Al dit soort truttige maatregelen verstommen de koopmansgeest met alle gevolgen van dien. Uit een onlangs verschenen ING-rapport blijkt dat Amsterdam qua vestigingsklimaat duikelt uit de top-5 van Europese steden. Op het gebied van overheidsbelemmeringen is de stad in vier jaar zelfs gekelderd van plaats drie naar plaats twaalf. Vertrutting in plaats van koopmansgeest dus! Het is onvoldoende om alleen te roepen dat we een topstad moeten worden. Er moet nu echt eens iets met dit voornemen gedaan worden.

Naast bedrijven ondervindt ook de gewone Amsterdamse burger, die iets moois wil maken van zijn leven, symptomen van vertrutting en politieke onwil. Zo kwam onlangs het Oud en Nieuw feest op de Dam op losse schroeven te staan.

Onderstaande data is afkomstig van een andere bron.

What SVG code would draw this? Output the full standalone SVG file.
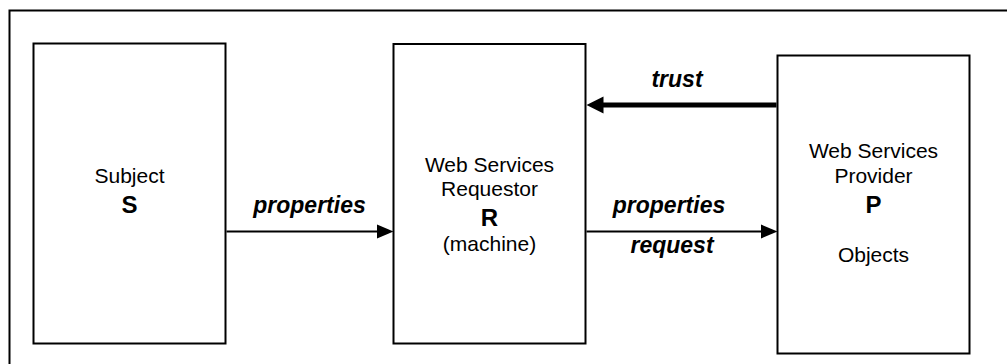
<svg xmlns="http://www.w3.org/2000/svg" width="1007" height="364" viewBox="0 0 1007 364">
  <style>
    .box { fill: #ffffff; stroke: #000000; stroke-width: 2; }
    .frame { fill: none; stroke: #000000; stroke-width: 2; }
    .txt { font-family: "Liberation Sans", Arial, sans-serif; font-size: 21px; fill: #000000; text-anchor: middle; }
    .big { font-family: "Liberation Sans", Arial, sans-serif; font-size: 24px; font-weight: bold; fill: #000000; text-anchor: middle; }
    .lbl { font-family: "Liberation Sans", Arial, sans-serif; font-size: 23px; font-weight: bold; font-style: italic; fill: #000000; text-anchor: middle; }
    .conn { stroke: #000000; stroke-width: 2; fill: none; }
    .thick { stroke: #000000; stroke-width: 5; fill: none; }
  </style>

  <rect width="1007" height="364" fill="#ffffff"/>
  <!-- outer frame -->
  <rect class="frame" x="9.5" y="10.5" width="1010" height="370"/>

  <g id="node-subject">
    <rect class="box" x="33.5" y="43.5" width="192" height="300"/>
    <text class="txt" x="129.5" y="183">Subject</text>
    <text class="big" x="129.5" y="213">S</text>
  </g>

  <g id="node-requestor">
    <rect class="box" x="393.5" y="44" width="192" height="299.5"/>
    <text class="txt" x="489.5" y="172">Web Services</text>
    <text class="txt" x="489.5" y="196">Requestor</text>
    <text class="big" x="489.5" y="226">R</text>
    <text class="txt" x="489.5" y="251">(machine)</text>
  </g>

  <g id="node-provider">
    <rect class="box" x="777.5" y="55.5" width="192" height="298"/>
    <text class="txt" x="873.5" y="158">Web Services</text>
    <text class="txt" x="873.5" y="183">Provider</text>
    <text class="big" x="873.5" y="213">P</text>
    <text class="txt" x="873.5" y="262">Objects</text>
  </g>

  <g id="connectors">
    <!-- subject to requestor -->
    <line class="conn" x1="226.5" y1="231.5" x2="379" y2="231.5"/>
    <polygon points="377,224.5 393.5,231.5 377,238.5" fill="#000000"/>
    <text class="lbl" x="309.5" y="213">properties</text>

    <!-- requestor to provider -->
    <line class="conn" x1="586.5" y1="231.5" x2="763" y2="231.5"/>
    <polygon points="761,224.5 777.5,231.5 761,238.5" fill="#000000"/>
    <text class="lbl" x="669" y="213">properties</text>
    <text class="lbl" x="672" y="253">request</text>

    <!-- trust from provider back to requestor -->
    <line class="thick" x1="776.5" y1="105" x2="600" y2="105"/>
    <polygon points="603.5,96.5 586.5,105 603.5,113.5" fill="#000000"/>
    <text class="lbl" x="677" y="87">trust</text>
  </g>
</svg>
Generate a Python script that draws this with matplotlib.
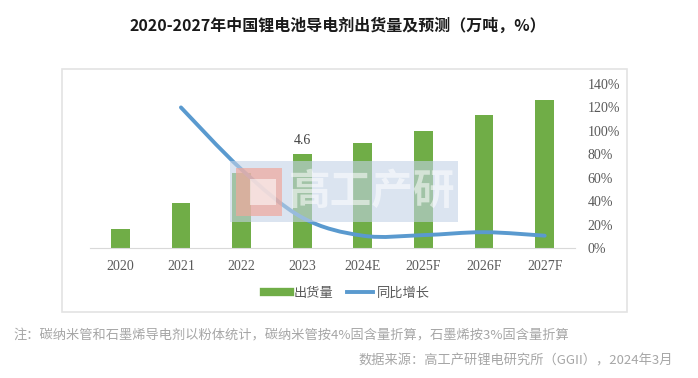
import matplotlib
matplotlib.use('Agg')
import matplotlib.pyplot as plt
import numpy as np
from matplotlib.path import Path
from matplotlib.patches import PathPatch, Rectangle
from matplotlib.lines import Line2D
from matplotlib.ticker import PercentFormatter

plt.rcParams['font.family'] = ['Noto Sans CJK SC', 'DejaVu Sans']

# Data
years = ['2020', '2021', '2022', '2023', '2024E', '2025F', '2026F', '2027F']
shipment = [0.93, 2.2, 3.65, 4.6, 5.1, 5.7, 6.5, 7.2]          # 万吨
growth = [np.nan, 120, 67, 26, 10.5, 11, 13.5, 10.5]           # %
label_year = '2023'

green = '#70AD47'
blue = '#5A9ACF'
gray_txt = '#595959'

W, H = 698, 378
fig = plt.figure(figsize=(W / 100, H / 100), dpi=100)
fig.patch.set_facecolor('white')

# chart frame
fig.add_artist(Rectangle((62 / W, 1 - 312 / H), 565 / W, 243 / H, transform=fig.transFigure,
                         facecolor='none', edgecolor='#E3E3E3', lw=1.2))

ax1 = fig.add_axes([90 / W, 1 - 248 / H, 485 / W, 164 / H])
x = np.arange(len(years))
ax1.bar(x, shipment, width=0.31, color=green, zorder=2)
ax1.set_xlim(-0.5, len(years) - 0.5)
ax1.set_ylim(0, 8)
ax1.set_yticks([])
for s in ['top', 'right', 'left']:
    ax1.spines[s].set_visible(False)
ax1.spines['bottom'].set_color('#D9D9D9')
ax1.set_xticks(x)
ax1.set_xticklabels(years, family='Liberation Serif', fontsize=10, color=gray_txt)
ax1.tick_params(axis='x', length=0, pad=9)

i = years.index(label_year)
ax1.annotate(f'{shipment[i]:.1f}', (x[i], shipment[i]), xytext=(0, 5), textcoords='offset points',
             ha='center', va='bottom', family='Liberation Serif', fontsize=10, color='#404040')

# growth line (smoothed like Excel)
ax2 = ax1.twinx()
ax2.set_ylim(0, 140)
ax2.set_yticks(np.arange(0, 141, 20))
ax2.yaxis.set_major_formatter(PercentFormatter(decimals=0))
for lab in ax2.get_yticklabels():
    lab.set_family('Liberation Serif')
ax2.tick_params(axis='y', length=0, pad=9, labelsize=10, labelcolor=gray_txt)
for s in ax2.spines.values():
    s.set_visible(False)

g = np.array(growth, dtype=float)
ok = ~np.isnan(g)
px, py = x[ok].astype(float), g[ok]
verts = [(px[0], py[0])]
codes = [Path.MOVETO]
n = len(px)
for k in range(n - 1):
    p0 = np.array([px[max(k - 1, 0)], py[max(k - 1, 0)]])
    p1 = np.array([px[k], py[k]])
    p2 = np.array([px[k + 1], py[k + 1]])
    p3 = np.array([px[min(k + 2, n - 1)], py[min(k + 2, n - 1)]])
    c1 = p1 + (p2 - p0) / 6
    c2 = p2 - (p3 - p1) / 6
    verts += [tuple(c1), tuple(c2), tuple(p2)]
    codes += [Path.CURVE4] * 3
ax2.add_patch(PathPatch(Path(verts, codes), facecolor='none', edgecolor=blue, lw=2.8,
                        capstyle='round', zorder=3))

# watermark
fig.add_artist(Rectangle((230 / W, 1 - 222 / H), 228 / W, 61 / H, transform=fig.transFigure,
                         facecolor='#C3D2E6', edgecolor='none', alpha=0.6, zorder=5))
fig.add_artist(Rectangle((236 / W, 1 - 216 / H), 46 / W, 48 / H, transform=fig.transFigure,
                         facecolor='#EFA89C', edgecolor='none', alpha=0.7, zorder=6))
fig.add_artist(Rectangle((250 / W, 1 - 205 / H), 26 / W, 26 / H, transform=fig.transFigure,
                         facecolor='white', edgecolor='none', alpha=0.55, zorder=7))
fig.text(372 / W, 1 - 192 / H, '高工产研', ha='center', va='center', fontsize=30,
         fontweight='bold', color='white', alpha=0.55, zorder=8)

# legend
handles = [Line2D([], [], color=green, lw=6), Line2D([], [], color=blue, lw=2.8)]
fig.legend(handles, ['出货量', '同比增长'], loc='center', bbox_to_anchor=(347 / W, 1 - 293 / H),
           ncol=2, frameon=False, fontsize=9.5, handlelength=2.0, handletextpad=0.3,
           columnspacing=1.0, labelcolor=gray_txt)

# title and notes
fig.text(338 / W, 1 - 26 / H, '2020-2027年中国锂电池导电剂出货量及预测（万吨，%）', ha='center', va='center',
         fontsize=11.5, fontweight='bold', color='#1A1A1A')
fig.text(13 / W, 1 - 336 / H, '注：碳纳米管和石墨烯导电剂以粉体统计，碳纳米管按4%固含量折算，石墨烯按3%固含量折算',
         ha='left', va='center', fontsize=9.5, color='#A6A6A6', style='italic')
fig.text(673 / W, 1 - 361 / H, '数据来源：高工产研锂电研究所（GGII），2024年3月',
         ha='right', va='center', fontsize=9.5, color='#A6A6A6', style='italic')

fig.savefig('out.png', dpi=100, facecolor='white')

Bijna 40.000 mensen die van plan zijn het nieuwe jaar op de Dam in te luiden, werd schrik aangejaagd. Ondanks een financiële reddingsactie – op aandringen van de VVD – van de gemeente, het stadsdeel en de Amsterdamse middenstand verdient de ontstane onzekerheid niet bepaald een schoonheidsprijs. Het is een treffend voorbeeld van de afkalving van het Amsterdamse uitgaanscircuit dat door de jaren heen toch al minder toonaangevend is geworden. Niet op de laatste plaats omdat de openingstijden in deze sector nog niet zijn vrijgegeven en regelgeving de organisatie van evenementen telkens weer in de weg staat. Dit ligt overigens niet op de laatste plaats aan de PvdA(-bestuurders).

Beste Manon, mijn vraag aan jou is of jij mijn analyse deelt. Ben jij ook een échte Amsterdammer en kies je dus voor de koopmansgeest? Of kies je voor een lijn van vertrutting, de boel bij elkaar houden en de teloorgang van de koopmansgeest? In tegenstelling tot de huidige vertrutting staan ik en mijn partij achter de toekomst van gewone Amsterdammers en hun koopmansgeest. Ik kies dus voor mensen die het lef hebben iets van hun leven te maken. Dat is naar mijn idee past écht sociaal!